The history of the Dalmatian people has brought changes to their name, and to their country.
In the 1880s when the first Dalmatians came to New Zealand, the Austro-Hungarian empire ruled Dalmatia, which is on the Adriatic coast of the Mediterranean. This is why they were often mistakenly called ‘Austrians’ in New Zealand.
After Austria-Hungary was defeated in the First World War, Dalmatia was incorporated into the new Kingdom of Serbs, Croats and Slovenes. In 1929 this was renamed Yugoslavia.
In the early 1990s, the wars in the Balkans tore Yugoslavia apart. Eventually Dalmatia became part of the new country of Croatia.
Immigrants from this part of Europe have been known not only as Dalmatians but also as Yugoslavs and Croatians.
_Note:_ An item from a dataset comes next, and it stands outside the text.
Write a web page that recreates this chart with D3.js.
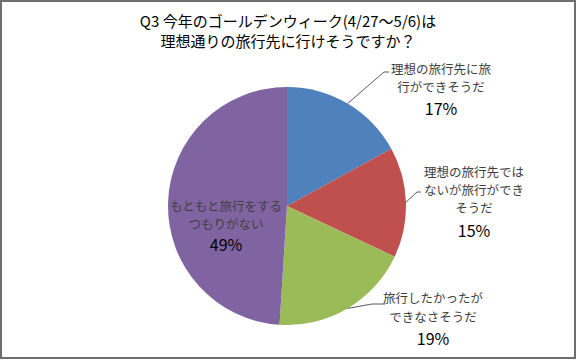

Many early immigrants to New Zealand hated the Austro-Hungarian empire, and when Dalmatia became part of Yugoslavia they proudly called themselves Yugoslavs. But those who arrived after the Second World War had lived in Yugoslavia and did not share this enthusiasm.
As the war atrocities in Yugoslavia mounted during the 1990s, factions developed in the Auckland community. For some, the sight of the Yugoslav flag became offensive. Others disliked the word ‘Croatian’ because Croatian fascists had supported Hitler in the Second World War.
But if they were not Yugoslavs or Croatians, what were they? The Auckland Yugoslav Society met to debate the issue. The term ‘Dalmatian’ was eventually reinstated, being the most neutral.